19 August 2025 · Josh Hellicar · Garden Design, Garden Maintenance

Gardener vs Landscaper vs Garden Designer: Who Do You Actually Need?

Making sense of who to hire for your garden project

Standing in your garden, knowing it needs help but unsure who to call? You're not alone. Every week across South East London, we meet homeowners confused about whether they need a gardener, landscaper, or garden designer. Some hire a landscaper for simple maintenance (expensive mistake), others call a gardener for complete redesigns (frustrating for everyone). Let's clear up the confusion once and for all.

The Quick Answer Guide

You Need a Gardener If You Want:

You Need a Landscaper If You Want:

You Need a Garden Designer If You Want:

Still not sure? Read on. The detailed sections below will help you pinpoint exactly what you need, with real costs and examples from London gardens.

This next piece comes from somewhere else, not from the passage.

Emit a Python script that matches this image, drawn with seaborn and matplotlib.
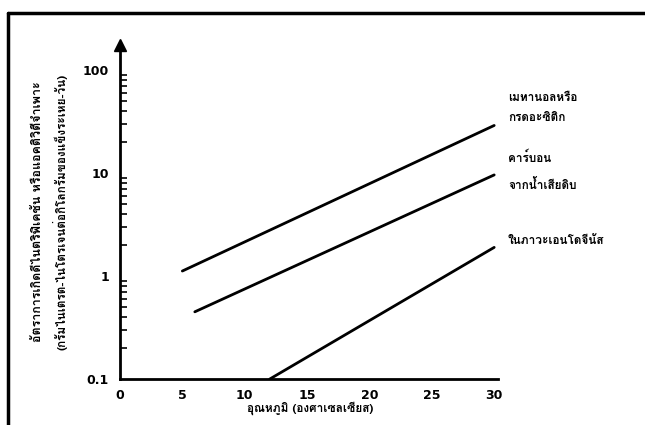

What Does a Gardener Actually Do?

A gardener is your garden's ongoing caretaker. Think of them as a personal trainer for your outdoor space - they keep everything healthy, looking good, and performing at its best through regular attention and expert knowledge.

Core Gardener Services

What a Typical Gardener Visit Looks Like

A regular maintenance visit might last 3-4 hours. Your gardener arrives, assesses what needs doing that session (this changes with the seasons), then works through priorities. In spring, that might mean pruning winter damage, dividing perennials, and preparing beds. In summer, it's deadheading, watering guidance, and keeping growth in check. Autumn brings leaf clearance and planting spring bulbs. Winter focuses on structural pruning and protecting tender plants.

Gardener Costs in London

What Gardeners Don't Typically Do

What Does a Landscaper Actually Do?

A landscaper is a builder who specialises in outdoor spaces. They're the ones who physically construct the bones of your garden - the patios, walls, paths, fences, and structures that define the space. If it involves heavy materials, power tools, and construction skills, you need a landscaper.

Core Landscaper Services

What a Typical Landscaping Project Looks Like

A landscaping project usually starts with a site visit and quote. For a typical South East London back garden, a landscaper might spend 1-3 weeks on site. They'll excavate the area, lay foundations, build structures, install drainage, and finish surfaces. It's messy, noisy, and disruptive - but when it's done, you have a completely transformed space.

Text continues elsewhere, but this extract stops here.